### Task description
Copy out each line containing "chart" from the entries below.
#### Material to process ####
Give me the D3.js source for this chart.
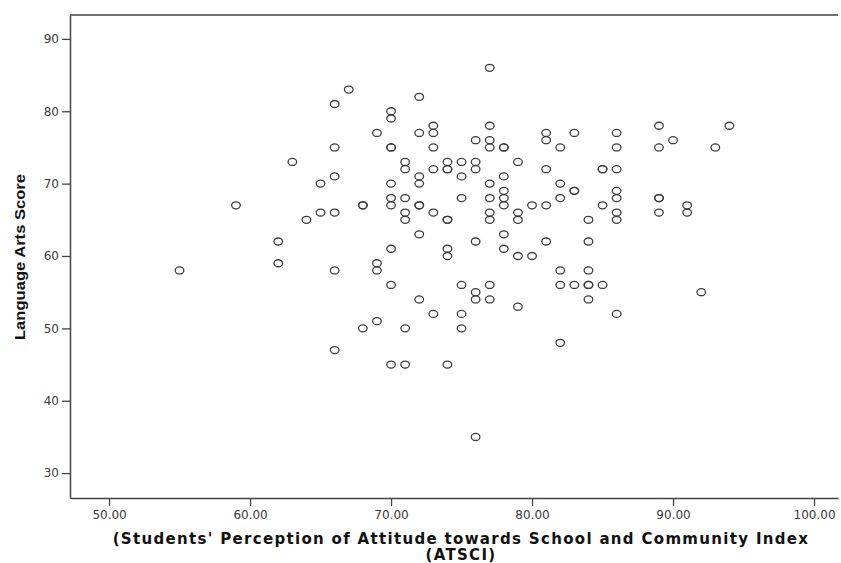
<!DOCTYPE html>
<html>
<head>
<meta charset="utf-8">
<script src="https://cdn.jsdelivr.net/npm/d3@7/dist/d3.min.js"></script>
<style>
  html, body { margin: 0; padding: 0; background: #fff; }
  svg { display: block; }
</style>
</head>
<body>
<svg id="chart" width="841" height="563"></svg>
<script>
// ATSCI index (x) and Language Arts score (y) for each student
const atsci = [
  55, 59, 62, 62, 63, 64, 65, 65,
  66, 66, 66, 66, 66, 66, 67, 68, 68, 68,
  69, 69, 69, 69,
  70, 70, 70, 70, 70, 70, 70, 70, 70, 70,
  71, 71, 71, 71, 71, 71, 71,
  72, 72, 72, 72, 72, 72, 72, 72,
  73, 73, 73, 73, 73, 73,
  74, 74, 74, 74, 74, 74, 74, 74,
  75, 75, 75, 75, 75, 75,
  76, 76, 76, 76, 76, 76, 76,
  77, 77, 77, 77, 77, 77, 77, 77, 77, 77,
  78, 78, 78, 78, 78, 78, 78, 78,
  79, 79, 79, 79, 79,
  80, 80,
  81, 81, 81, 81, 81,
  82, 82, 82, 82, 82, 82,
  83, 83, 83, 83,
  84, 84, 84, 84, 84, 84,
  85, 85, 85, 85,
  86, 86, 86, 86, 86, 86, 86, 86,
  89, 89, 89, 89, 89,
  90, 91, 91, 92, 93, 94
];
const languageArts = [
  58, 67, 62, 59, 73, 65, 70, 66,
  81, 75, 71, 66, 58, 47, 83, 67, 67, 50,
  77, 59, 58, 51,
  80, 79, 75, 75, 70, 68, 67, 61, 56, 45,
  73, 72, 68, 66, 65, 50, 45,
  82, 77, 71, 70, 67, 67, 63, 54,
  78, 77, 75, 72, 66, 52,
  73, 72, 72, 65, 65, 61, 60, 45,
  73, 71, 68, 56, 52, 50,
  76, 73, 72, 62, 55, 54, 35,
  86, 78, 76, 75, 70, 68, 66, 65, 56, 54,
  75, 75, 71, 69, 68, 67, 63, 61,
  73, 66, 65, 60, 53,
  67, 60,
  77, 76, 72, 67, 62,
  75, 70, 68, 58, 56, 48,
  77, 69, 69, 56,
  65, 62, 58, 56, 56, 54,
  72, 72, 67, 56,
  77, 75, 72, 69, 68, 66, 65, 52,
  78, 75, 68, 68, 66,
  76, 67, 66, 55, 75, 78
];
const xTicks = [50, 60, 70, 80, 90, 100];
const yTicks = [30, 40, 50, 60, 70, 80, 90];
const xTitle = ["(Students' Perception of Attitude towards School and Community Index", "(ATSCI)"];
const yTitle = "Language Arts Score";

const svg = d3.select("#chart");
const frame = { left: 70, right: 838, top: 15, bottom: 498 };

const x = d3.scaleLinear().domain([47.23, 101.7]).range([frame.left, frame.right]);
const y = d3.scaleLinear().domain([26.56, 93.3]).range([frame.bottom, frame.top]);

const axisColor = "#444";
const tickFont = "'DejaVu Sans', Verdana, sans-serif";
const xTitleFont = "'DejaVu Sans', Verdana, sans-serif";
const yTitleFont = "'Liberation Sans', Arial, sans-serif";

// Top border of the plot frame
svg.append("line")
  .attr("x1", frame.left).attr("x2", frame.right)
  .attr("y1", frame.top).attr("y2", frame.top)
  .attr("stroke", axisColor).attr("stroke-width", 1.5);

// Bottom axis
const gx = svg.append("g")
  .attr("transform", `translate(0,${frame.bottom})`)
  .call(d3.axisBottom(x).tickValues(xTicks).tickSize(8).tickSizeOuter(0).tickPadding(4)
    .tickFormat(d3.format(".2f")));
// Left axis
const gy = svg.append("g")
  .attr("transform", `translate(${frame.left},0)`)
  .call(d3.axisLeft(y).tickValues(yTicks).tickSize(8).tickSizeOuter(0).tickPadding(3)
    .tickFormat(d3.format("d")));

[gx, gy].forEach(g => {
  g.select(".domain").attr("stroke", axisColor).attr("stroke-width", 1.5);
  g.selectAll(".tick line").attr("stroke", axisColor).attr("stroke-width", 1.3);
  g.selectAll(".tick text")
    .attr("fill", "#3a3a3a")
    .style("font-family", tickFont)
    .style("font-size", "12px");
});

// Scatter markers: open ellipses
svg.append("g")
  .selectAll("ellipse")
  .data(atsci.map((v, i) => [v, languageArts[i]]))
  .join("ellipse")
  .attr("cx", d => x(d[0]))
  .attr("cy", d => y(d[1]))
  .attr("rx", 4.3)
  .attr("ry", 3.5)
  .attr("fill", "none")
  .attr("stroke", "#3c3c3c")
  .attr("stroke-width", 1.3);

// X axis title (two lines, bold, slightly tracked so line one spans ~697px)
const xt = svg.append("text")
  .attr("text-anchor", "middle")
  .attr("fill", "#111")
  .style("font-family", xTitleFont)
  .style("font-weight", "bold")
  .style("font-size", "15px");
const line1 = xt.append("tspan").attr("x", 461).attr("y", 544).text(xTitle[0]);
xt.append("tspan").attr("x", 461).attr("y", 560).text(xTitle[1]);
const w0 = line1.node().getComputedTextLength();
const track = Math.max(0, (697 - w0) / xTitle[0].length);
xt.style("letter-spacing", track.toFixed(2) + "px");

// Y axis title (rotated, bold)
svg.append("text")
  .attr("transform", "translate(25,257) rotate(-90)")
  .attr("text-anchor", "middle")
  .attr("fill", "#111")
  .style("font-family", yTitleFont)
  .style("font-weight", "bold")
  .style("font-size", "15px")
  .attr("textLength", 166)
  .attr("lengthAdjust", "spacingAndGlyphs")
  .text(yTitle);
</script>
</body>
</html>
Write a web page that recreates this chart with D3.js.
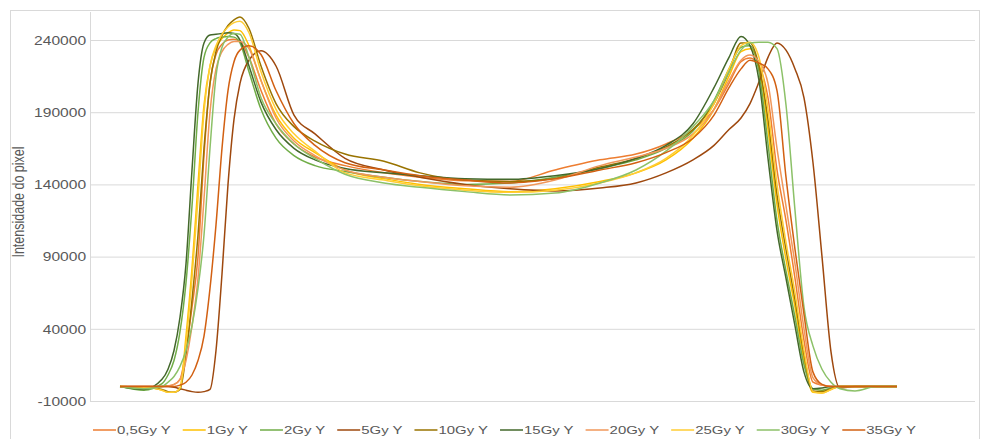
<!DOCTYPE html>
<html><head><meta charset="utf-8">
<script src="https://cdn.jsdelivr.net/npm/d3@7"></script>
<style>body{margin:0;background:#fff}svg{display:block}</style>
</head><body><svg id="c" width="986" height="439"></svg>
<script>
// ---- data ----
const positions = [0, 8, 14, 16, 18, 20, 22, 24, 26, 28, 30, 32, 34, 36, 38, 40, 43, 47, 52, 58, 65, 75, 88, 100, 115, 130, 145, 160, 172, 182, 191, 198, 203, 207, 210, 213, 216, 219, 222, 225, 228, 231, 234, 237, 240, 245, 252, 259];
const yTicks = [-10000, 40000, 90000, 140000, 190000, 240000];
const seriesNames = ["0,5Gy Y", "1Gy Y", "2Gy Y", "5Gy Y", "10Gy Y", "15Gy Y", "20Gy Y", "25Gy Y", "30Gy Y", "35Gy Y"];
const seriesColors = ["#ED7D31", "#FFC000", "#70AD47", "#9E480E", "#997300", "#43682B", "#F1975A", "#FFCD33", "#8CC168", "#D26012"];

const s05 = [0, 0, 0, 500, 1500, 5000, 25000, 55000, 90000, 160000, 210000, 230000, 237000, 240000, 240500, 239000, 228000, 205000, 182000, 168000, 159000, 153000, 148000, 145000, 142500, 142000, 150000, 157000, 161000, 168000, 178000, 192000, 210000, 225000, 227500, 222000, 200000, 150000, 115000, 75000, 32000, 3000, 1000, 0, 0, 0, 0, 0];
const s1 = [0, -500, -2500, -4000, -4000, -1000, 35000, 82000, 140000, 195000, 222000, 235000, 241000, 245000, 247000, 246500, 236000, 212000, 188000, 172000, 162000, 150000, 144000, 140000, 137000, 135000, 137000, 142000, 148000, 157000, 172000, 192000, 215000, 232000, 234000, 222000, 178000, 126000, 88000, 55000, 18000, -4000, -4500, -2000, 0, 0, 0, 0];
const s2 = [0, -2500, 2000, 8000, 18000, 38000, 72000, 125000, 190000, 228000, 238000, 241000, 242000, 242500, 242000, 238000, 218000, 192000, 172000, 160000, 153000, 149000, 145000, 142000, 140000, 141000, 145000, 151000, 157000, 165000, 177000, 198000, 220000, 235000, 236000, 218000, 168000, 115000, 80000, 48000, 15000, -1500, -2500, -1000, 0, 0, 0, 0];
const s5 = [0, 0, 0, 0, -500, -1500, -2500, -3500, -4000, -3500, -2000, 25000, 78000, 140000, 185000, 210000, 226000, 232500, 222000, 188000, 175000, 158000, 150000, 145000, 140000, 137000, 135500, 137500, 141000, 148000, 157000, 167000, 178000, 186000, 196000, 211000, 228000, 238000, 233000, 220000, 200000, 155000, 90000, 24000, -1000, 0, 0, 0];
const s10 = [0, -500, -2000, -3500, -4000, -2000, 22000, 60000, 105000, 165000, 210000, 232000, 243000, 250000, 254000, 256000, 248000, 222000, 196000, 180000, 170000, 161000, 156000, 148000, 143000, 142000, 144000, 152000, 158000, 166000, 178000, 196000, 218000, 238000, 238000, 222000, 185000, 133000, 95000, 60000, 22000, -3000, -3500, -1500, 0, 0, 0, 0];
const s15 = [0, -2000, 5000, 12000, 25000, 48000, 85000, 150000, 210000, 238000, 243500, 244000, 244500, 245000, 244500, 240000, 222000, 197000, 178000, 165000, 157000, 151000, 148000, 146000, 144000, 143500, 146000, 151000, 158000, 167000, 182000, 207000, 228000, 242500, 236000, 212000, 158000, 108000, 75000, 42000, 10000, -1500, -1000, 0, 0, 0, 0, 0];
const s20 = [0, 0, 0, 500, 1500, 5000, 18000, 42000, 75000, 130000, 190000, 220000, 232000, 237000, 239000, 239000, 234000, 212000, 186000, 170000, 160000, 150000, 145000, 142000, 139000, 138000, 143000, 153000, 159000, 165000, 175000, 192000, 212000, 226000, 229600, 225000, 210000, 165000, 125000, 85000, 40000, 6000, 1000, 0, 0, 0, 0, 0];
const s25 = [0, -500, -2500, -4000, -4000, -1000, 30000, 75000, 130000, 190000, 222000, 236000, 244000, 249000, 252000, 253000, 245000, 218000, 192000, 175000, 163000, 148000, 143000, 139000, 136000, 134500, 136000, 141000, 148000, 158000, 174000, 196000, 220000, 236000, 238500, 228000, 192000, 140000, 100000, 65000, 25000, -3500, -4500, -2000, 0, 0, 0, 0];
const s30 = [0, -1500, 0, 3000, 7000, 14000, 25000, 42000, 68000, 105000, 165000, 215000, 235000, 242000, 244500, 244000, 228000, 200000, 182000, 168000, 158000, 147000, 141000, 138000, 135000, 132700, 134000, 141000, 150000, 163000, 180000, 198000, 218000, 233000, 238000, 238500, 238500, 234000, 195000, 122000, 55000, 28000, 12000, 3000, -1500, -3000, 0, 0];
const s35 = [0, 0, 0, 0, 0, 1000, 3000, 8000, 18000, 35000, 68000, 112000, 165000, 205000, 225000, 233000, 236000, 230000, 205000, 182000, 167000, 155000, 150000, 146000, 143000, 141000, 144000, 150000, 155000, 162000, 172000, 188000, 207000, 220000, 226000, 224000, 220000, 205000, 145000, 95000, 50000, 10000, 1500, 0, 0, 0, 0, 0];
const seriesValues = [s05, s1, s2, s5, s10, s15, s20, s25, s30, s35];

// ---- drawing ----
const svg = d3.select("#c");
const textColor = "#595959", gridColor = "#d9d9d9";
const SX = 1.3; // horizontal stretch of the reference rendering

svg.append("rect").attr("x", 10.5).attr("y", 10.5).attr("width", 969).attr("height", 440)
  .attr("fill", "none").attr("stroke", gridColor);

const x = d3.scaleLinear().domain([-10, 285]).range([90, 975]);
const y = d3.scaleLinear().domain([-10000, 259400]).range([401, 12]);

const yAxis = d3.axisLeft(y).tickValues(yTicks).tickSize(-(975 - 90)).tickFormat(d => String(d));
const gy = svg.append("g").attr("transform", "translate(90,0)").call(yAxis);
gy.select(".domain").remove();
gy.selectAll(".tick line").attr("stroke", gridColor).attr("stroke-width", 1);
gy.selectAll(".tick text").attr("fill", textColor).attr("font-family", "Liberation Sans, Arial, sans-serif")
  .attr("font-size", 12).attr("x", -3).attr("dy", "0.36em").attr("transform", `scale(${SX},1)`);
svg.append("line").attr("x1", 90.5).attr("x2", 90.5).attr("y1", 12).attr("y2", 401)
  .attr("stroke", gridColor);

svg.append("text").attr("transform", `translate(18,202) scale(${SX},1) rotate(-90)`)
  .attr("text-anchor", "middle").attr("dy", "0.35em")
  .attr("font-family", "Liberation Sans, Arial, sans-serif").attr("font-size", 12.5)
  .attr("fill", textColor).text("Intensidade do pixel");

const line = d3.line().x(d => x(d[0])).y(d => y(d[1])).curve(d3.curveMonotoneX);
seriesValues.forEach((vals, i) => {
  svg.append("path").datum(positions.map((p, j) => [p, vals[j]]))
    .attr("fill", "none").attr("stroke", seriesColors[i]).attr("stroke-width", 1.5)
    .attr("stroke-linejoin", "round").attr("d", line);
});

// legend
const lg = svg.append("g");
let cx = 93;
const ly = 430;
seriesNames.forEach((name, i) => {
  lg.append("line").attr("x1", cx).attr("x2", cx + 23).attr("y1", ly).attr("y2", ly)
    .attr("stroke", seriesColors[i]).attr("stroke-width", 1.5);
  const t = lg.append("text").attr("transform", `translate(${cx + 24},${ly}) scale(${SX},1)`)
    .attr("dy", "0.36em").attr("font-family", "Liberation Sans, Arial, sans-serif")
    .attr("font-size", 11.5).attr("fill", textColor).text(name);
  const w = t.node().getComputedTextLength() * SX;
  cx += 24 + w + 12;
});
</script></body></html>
####
### Correct answer
Give me the D3.js source for this chart.
<svg id="chart" width="841" height="563"></svg>
const svg = d3.select("#chart");
Write a web page that recreates this chart with D3.js.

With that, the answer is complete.